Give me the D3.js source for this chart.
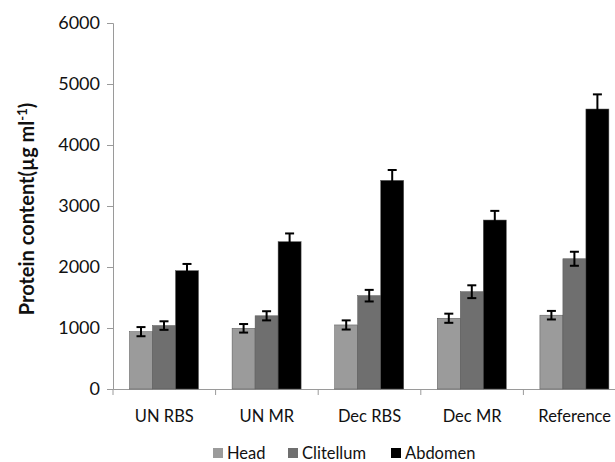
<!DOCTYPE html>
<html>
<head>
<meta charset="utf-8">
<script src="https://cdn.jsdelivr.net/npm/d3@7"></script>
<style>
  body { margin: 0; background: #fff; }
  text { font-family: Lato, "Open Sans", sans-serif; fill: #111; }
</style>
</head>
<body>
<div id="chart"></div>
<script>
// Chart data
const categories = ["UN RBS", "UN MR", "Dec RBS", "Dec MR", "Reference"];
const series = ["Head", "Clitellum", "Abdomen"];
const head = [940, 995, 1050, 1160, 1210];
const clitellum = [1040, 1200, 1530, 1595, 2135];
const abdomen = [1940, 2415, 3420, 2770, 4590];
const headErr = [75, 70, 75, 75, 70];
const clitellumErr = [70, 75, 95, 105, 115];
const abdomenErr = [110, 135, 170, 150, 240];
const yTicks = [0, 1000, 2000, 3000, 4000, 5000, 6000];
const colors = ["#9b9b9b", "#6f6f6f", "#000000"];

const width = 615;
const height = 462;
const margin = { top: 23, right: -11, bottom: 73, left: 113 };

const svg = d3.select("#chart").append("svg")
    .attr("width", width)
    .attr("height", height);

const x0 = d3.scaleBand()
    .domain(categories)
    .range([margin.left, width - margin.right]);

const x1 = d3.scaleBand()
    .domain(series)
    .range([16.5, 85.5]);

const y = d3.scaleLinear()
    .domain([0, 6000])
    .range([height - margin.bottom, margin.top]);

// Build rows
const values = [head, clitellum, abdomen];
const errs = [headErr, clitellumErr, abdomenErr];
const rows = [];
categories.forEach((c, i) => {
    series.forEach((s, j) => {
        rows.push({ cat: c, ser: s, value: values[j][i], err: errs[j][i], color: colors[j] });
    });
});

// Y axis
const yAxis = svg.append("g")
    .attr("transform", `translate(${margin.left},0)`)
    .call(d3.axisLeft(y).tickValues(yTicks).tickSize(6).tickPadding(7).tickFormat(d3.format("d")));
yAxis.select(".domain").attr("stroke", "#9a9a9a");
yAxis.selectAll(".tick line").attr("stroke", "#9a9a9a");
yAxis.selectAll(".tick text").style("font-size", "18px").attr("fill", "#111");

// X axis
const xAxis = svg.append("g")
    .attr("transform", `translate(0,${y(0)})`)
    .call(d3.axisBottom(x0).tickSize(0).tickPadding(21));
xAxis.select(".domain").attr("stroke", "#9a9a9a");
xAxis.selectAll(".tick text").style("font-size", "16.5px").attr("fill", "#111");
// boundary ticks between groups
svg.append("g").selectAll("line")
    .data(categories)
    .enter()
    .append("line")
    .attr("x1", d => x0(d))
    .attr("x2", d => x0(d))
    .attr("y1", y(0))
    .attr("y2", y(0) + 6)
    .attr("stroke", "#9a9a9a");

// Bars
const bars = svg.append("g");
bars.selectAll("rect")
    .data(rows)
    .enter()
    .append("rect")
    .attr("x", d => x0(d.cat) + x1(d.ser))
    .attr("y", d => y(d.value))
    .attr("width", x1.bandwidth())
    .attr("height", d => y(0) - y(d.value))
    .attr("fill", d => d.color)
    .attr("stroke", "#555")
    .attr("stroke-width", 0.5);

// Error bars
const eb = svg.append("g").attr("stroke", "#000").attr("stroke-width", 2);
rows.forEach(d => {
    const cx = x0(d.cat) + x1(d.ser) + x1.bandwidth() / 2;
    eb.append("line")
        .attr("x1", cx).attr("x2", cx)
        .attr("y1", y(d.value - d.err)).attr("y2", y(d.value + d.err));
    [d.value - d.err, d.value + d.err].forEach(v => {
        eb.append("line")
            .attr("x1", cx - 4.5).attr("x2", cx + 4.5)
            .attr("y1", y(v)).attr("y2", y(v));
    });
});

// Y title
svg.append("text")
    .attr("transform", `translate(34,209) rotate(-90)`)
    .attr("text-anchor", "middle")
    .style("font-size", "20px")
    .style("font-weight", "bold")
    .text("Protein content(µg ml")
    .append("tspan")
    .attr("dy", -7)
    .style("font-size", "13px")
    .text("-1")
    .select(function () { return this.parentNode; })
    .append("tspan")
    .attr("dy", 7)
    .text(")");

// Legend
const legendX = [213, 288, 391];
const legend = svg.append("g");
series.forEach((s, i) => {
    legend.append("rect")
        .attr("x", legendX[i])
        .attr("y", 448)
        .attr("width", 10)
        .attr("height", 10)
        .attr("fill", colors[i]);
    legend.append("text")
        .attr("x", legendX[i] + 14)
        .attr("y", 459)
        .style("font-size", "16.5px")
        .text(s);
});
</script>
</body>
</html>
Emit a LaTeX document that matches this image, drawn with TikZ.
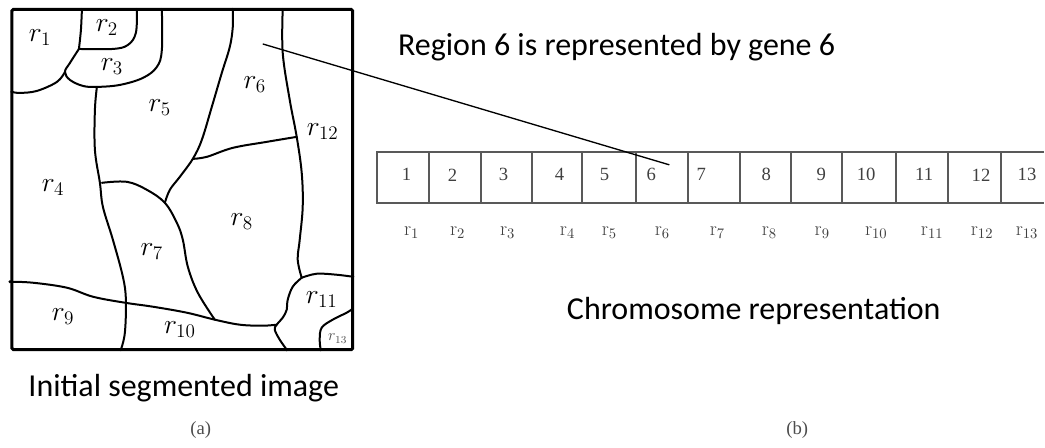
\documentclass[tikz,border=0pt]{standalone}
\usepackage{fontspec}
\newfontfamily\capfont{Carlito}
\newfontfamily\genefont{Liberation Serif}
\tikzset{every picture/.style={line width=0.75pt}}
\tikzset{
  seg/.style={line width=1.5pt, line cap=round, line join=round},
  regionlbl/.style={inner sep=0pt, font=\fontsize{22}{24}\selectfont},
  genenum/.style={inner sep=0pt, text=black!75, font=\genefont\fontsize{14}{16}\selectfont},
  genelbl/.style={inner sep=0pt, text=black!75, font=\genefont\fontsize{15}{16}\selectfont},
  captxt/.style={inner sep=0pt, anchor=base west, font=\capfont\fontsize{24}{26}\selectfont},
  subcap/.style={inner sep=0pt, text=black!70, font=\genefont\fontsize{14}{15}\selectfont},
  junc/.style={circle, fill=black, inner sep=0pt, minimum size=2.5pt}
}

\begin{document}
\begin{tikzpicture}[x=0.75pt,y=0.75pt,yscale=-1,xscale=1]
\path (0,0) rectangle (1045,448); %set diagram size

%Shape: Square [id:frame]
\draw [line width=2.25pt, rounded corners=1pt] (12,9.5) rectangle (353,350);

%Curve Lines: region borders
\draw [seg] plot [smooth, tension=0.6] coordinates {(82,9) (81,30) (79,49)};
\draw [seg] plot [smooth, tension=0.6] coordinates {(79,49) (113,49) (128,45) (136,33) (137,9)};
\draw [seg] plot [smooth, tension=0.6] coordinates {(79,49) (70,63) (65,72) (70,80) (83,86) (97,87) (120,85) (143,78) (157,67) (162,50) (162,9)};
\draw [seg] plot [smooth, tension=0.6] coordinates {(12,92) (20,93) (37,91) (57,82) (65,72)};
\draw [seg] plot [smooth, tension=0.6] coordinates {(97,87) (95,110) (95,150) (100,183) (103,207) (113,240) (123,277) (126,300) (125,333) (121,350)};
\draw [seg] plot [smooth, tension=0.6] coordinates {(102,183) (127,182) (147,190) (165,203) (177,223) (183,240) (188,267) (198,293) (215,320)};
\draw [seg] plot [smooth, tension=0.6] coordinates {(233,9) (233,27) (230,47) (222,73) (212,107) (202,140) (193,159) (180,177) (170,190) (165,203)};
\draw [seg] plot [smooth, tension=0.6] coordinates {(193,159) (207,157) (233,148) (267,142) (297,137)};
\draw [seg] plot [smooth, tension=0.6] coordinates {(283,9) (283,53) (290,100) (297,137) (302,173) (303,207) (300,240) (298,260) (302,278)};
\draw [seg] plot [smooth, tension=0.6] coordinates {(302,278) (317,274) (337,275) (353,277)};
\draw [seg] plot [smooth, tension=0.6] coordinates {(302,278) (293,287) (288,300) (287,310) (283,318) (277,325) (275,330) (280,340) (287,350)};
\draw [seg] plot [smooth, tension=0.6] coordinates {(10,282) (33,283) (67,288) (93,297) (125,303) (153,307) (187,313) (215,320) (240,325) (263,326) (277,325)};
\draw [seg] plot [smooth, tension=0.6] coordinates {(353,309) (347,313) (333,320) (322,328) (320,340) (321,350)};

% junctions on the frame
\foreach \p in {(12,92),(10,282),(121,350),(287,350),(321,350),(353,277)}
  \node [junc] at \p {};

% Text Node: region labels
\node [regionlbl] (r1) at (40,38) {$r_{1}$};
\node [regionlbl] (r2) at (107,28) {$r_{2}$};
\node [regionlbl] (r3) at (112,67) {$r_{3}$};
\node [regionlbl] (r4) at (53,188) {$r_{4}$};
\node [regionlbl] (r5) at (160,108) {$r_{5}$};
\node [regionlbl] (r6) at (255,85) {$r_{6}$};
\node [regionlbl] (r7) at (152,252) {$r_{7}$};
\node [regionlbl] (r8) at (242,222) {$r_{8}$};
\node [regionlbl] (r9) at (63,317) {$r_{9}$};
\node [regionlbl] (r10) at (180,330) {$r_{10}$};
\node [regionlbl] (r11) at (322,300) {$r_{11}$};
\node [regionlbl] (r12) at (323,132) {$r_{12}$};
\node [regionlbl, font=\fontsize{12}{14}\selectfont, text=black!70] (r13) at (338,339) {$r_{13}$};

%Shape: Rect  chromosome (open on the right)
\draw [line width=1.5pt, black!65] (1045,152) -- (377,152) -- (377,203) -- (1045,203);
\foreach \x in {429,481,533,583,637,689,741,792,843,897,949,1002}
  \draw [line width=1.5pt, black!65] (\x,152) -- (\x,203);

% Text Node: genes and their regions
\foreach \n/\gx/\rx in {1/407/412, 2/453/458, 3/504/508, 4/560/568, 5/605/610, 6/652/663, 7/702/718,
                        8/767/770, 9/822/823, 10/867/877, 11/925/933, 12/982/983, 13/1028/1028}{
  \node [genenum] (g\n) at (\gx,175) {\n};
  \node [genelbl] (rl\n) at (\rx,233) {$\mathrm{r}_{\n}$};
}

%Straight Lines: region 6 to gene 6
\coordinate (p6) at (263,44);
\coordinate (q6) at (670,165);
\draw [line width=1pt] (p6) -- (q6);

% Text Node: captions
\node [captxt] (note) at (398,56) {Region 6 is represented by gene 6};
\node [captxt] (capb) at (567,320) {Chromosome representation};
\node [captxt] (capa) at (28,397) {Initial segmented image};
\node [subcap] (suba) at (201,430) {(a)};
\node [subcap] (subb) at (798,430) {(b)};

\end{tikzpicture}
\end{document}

┄┄┄┄┄┄┄┄┄┄┄┄┄┄┄┄┄┄┄┄

Task description: Stop after the line containing "- margin.bottom, margin.top]);": copy the records exactly from the first line up to there, leaving pictures out.

The output:
Give me the D3.js source for this chart.
<!DOCTYPE html>
<html>
<head>
<meta charset="utf-8">
<script src="https://cdn.jsdelivr.net/npm/d3@7"></script>
<style>
  body { margin: 0; background: #fff; }
  text { font-family: Lato, "Open Sans", sans-serif; fill: #111; }
</style>
</head>
<body>
<div id="chart"></div>
<script>
// Chart data
const categories = ["UN RBS", "UN MR", "Dec RBS", "Dec MR", "Reference"];
const series = ["Head", "Clitellum", "Abdomen"];
const head = [940, 995, 1050, 1160, 1210];
const clitellum = [1040, 1200, 1530, 1595, 2135];
const abdomen = [1940, 2415, 3420, 2770, 4590];
const headErr = [75, 70, 75, 75, 70];
const clitellumErr = [70, 75, 95, 105, 115];
const abdomenErr = [110, 135, 170, 150, 240];
const yTicks = [0, 1000, 2000, 3000, 4000, 5000, 6000];
const colors = ["#9b9b9b", "#6f6f6f", "#000000"];

const width = 615;
const height = 462;
const margin = { top: 23, right: -11, bottom: 73, left: 113 };

const svg = d3.select("#chart").append("svg")
    .attr("width", width)
    .attr("height", height);

const x0 = d3.scaleBand()
    .domain(categories)
    .range([margin.left, width - margin.right]);

const x1 = d3.scaleBand()
    .domain(series)
    .range([16.5, 85.5]);

const y = d3.scaleLinear()
    .domain([0, 6000])
    .range([height - margin.bottom, margin.top]);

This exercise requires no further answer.